• **Instructions for the task**
Go through the material below and copy all lines with "React".

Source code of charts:
--- BEGIN ---
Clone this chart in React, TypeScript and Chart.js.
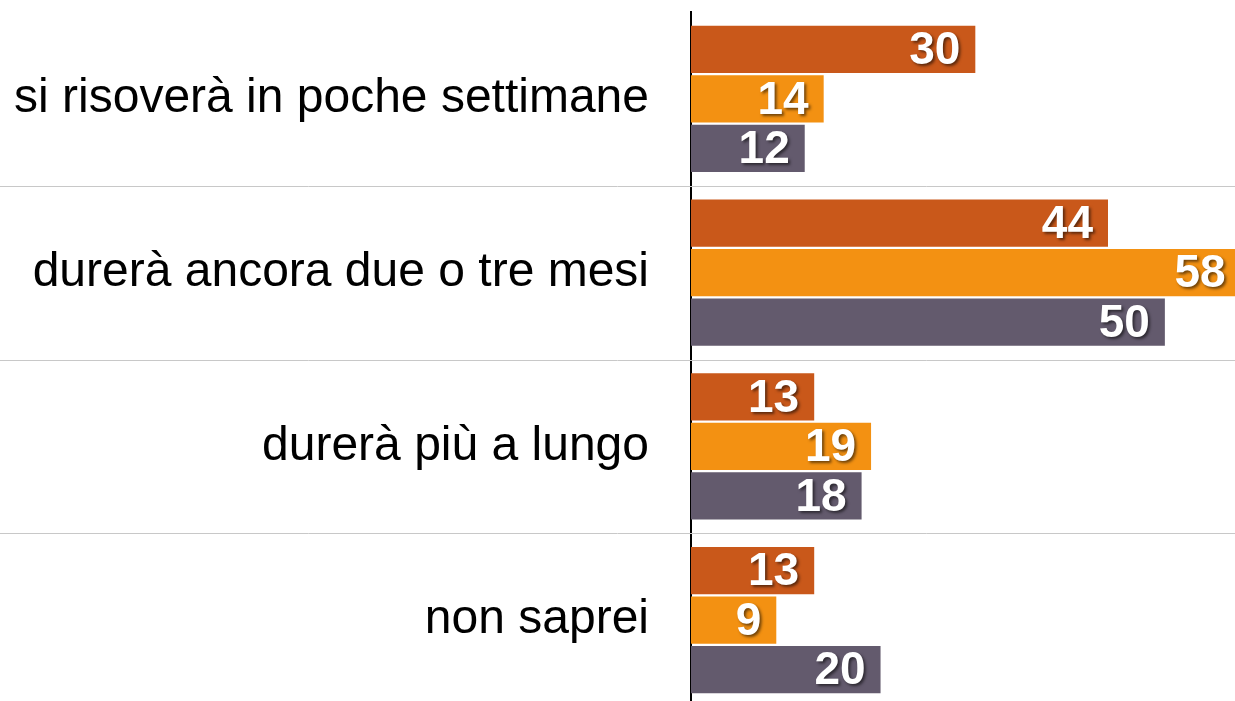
import React, { useEffect, useRef } from "react";
import { Chart, registerables } from "chart.js";

Chart.register(...registerables);

const categories = [
  "si risoverà in poche settimane",
  "durerà ancora due o tre mesi",
  "durerà più a lungo",
  "non saprei",
];
const series1 = [30, 44, 13, 13];
const series2 = [14, 58, 19, 9];
const series3 = [12, 50, 18, 20];
const seriesNames = ["Serie 1", "Serie 2", "Serie 3"];
const seriesColors = ["#C9581A", "#F39112", "#635A6D"];

const FONT = "'Liberation Sans', Arial, sans-serif";

const separatorPlugin = {
  id: "separators",
  beforeDatasetsDraw(chart: any) {
    const { ctx } = chart;
    const y = chart.scales.y;
    ctx.save();
    ctx.strokeStyle = "#C8C8C8";
    ctx.lineWidth = 1;
    for (let i = 1; i < categories.length; i++) {
      const py = Math.round((y.getPixelForTick(i - 1) + y.getPixelForTick(i)) / 2) + 0.5;
      ctx.beginPath();
      ctx.moveTo(0, py);
      ctx.lineTo(chart.width, py);
      ctx.stroke();
    }
    ctx.restore();
  },
};

const valueLabelPlugin = {
  id: "valueLabels",
  afterDatasetsDraw(chart: any) {
    const { ctx } = chart;
    ctx.save();
    ctx.font = `bold 46px ${FONT}`;
    ctx.fillStyle = "#FFFFFF";
    ctx.textAlign = "right";
    ctx.textBaseline = "middle";
    ctx.shadowColor = "rgba(0,0,0,0.55)";
    ctx.shadowOffsetX = 2;
    ctx.shadowOffsetY = 2;
    ctx.shadowBlur = 3;
    chart.data.datasets.forEach((ds: any, di: number) => {
      const meta = chart.getDatasetMeta(di);
      meta.data.forEach((bar: any, i: number) => {
        ctx.fillText(String(ds.data[i]), bar.x - 15, bar.y + 2);
      });
    });
    ctx.restore();
  },
};

export default function App() {
  const ref = useRef<HTMLCanvasElement>(null);
  useEffect(() => {
    const prevOverflow = document.body.style.overflow;
    document.body.style.overflow = "hidden";
    const chart = new Chart(ref.current!, {
      type: "bar",
      data: {
        labels: categories,
        datasets: [series1, series2, series3].map((d, i) => ({
          label: seriesNames[i],
          data: d,
          backgroundColor: seriesColors[i],
          borderWidth: 0,
          categoryPercentage: 0.855,
          barPercentage: 0.95,
        })),
      },
      options: {
        indexAxis: "y",
        responsive: false,
        animation: false,
        layout: { padding: { top: 12, bottom: 13, left: 0, right: 0 } },
        plugins: {
          legend: { display: false },
          tooltip: { enabled: false },
        },
        scales: {
          x: {
            display: false,
            min: 0,
            max: 57.4,
          },
          y: {
            grid: { display: false, drawTicks: false },
            border: { display: true, color: "#000000", width: 2 },
            ticks: {
              padding: 42,
              color: "#000000",
              font: { family: FONT, size: 48 },
            },
            afterFit: (scale: any) => {
              scale.width = 691;
              scale.paddingTop = 0;
              scale.paddingBottom = 0;
            },
          },
        },
      },
      plugins: [separatorPlugin, valueLabelPlugin],
    });
    return () => {
      chart.destroy();
      document.body.style.overflow = prevOverflow;
    };
  }, []);
  return (
    <div style={{ position: "fixed", left: 0, top: 0, width: 1235, height: 701, overflow: "hidden", background: "#fff" }}>
      <canvas ref={ref} width={1235} height={720} style={{ display: "block" }} />
    </div>
  );
}
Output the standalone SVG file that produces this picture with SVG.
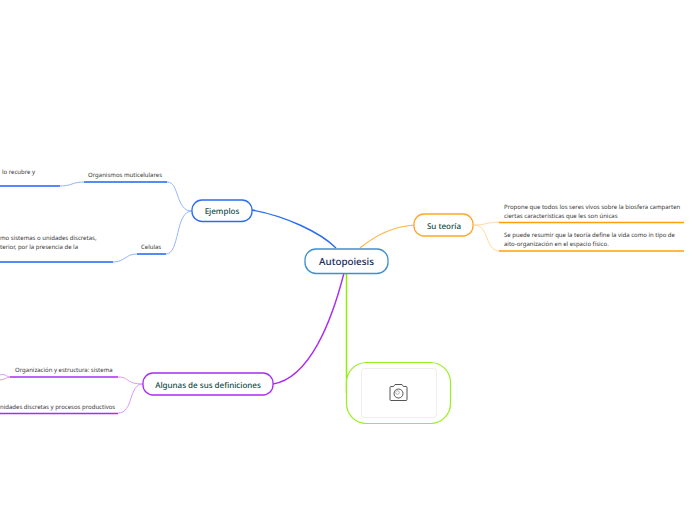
<svg xmlns="http://www.w3.org/2000/svg" width="696" height="520" viewBox="0 0 696 520">
<style>
text{font-family:"Noto Sans","Open Sans","DejaVu Sans",sans-serif;text-rendering:geometricPrecision}
.t{font-size:6px;fill:#333}
.m{font-size:8px;font-weight:500;fill:#0f4a45;text-anchor:middle}
.n{fill:#fff;stroke-width:1.300}
.c{fill:none}
.b{stroke:#1f63f5;stroke-width:1.500}
.bl{stroke:#8aaeff;stroke-width:.9}
.o{stroke:#ff9f0a;stroke-width:1.500}
.ol{stroke:#ffd699;stroke-width:.9}
.p{stroke:#a92cf5;stroke-width:1.500}
.pl{stroke:#d48cff;stroke-width:.9}
</style>
<rect width="696" height="520" fill="#fff"/>
<g id="connectors" class="c">
<path d="M336 248C320 232 285 216 252 210" stroke="#2a6cf0" stroke-width="1.4"/>
<path d="M360 248C372 238 390 227 414 225" stroke="#ffb347" stroke-width="1.2"/>
<path d="M344 273C332 320 310 378 273 384" stroke="#a92cf5" stroke-width="1.4"/>
<path d="M346.500 273V393" stroke="#8cf000" stroke-width="1.5"/>
<path class="bl" d="M192 211C175 211 180 182 167 182"/>
<path class="bl" d="M192 211C175 211 180 254 166 254"/>
<path class="bl" d="M84 182C72 182 72 186 60 186"/>
<path class="bl" d="M137 254C125 254 125 262 113 262"/>
<path class="ol" d="M474 225C486 225 488 222 500 222"/>
<path class="ol" d="M474 225C490 225 484 251 500 251"/>
<path class="pl" d="M143 384C125 384 130 377 118 377"/>
<path class="pl" d="M143 384C128 384 134 413 118 413"/>
<path class="pl" d="M10 377C7 377 4 373 0 375M10 377C7 377 4 380 0 380"/>
<path class="b" d="M84 182H167"/>
<path class="b" d="M137 254H166"/>
<path class="b" d="M0 186H60"/>
<path class="b" d="M0 262H113"/>
<path class="o" d="M499 222.500H684"/>
<path class="o" d="M499 251H684"/>
<path class="p" d="M10 377H118"/>
<path class="p" d="M0 413.500H118"/>
</g>
<g id="root"><rect class="n" x="305" y="249" width="83" height="24.500" rx="11" stroke="#3f8fd0"/><text x="346.500" y="265" text-anchor="middle" font-size="9.800" font-weight="500" fill="#14295a">Autopoiesis</text></g>
<g id="ejemplos"><rect class="n" x="192" y="200" width="60" height="21.500" rx="10" stroke="#2a6cf0"/><text class="m" x="222" y="214">Ejemplos</text></g>
<g id="su-teoria"><rect class="n" x="414" y="214" width="59" height="22" rx="10" stroke="#ffa726"/><text class="m" x="444" y="228.500">Su teoría</text></g>
<g id="definiciones"><rect class="n" x="143" y="373" width="130" height="22" rx="10" stroke="#a92cf5"/><text class="m" x="208" y="387.500">Algunas de sus definiciones</text></g>
<g id="organismos"><text class="t" x="88" y="177">Organismos muticelulares</text></g>
<g id="recubre"><text class="t" x="2" y="173.500">lo recubre y</text></g>
<g id="celulas"><text class="t" x="141" y="249">Celulas</text></g>
<g id="sistemas"><text class="t" x="0" y="240">mo sistemas o unidades discretas,</text><text class="t" x="0" y="249">terior, por la presencia de la</text></g>
<g id="organizacion"><text class="t" x="15" y="372">Organización y estructura: sistema</text></g>
<g id="unidades"><text class="t" x="0" y="409">nidades discretas y procesos productivos</text></g>
<g id="propone"><text class="t" x="504" y="209">Propone que todos los seres vivos sobre la biosfera camparten</text><text class="t" x="504" y="217.500">ciertas caracteristicas que les son únicas</text></g>
<g id="resumir"><text class="t" x="504" y="237">Se puede resumir que la teoría define la vida como in tipo de</text><text class="t" x="504" y="246">aito-organización en el espacio físico.</text></g>
<g id="imagen">
<rect x="346.500" y="362.500" width="104" height="61" rx="20" fill="#fff" stroke="#96f01e" stroke-width="1.200"/>
<rect x="361.500" y="368.500" width="75" height="49" rx="3" fill="#fff" stroke="#eee"/>
<path d="M390 387.500a1 1 0 0 1 1-1h2.500l1.500-2h7l1.500 2h2.500a1 1 0 0 1 1 1v12a1 1 0 0 1-1 1h-15a1 1 0 0 1-1-1z" fill="none" stroke="#555" stroke-width="1"/>
<circle cx="398.500" cy="393.500" r="4.500" fill="none" stroke="#555" stroke-width="1"/>
<circle cx="397.500" cy="392.500" r="1.800" fill="none" stroke="#888" stroke-width=".6"/>
</g>
</svg>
--- END ---
• **Task output**
Clone this chart in React, TypeScript and Chart.js.
import React, { useEffect, useRef } from "react";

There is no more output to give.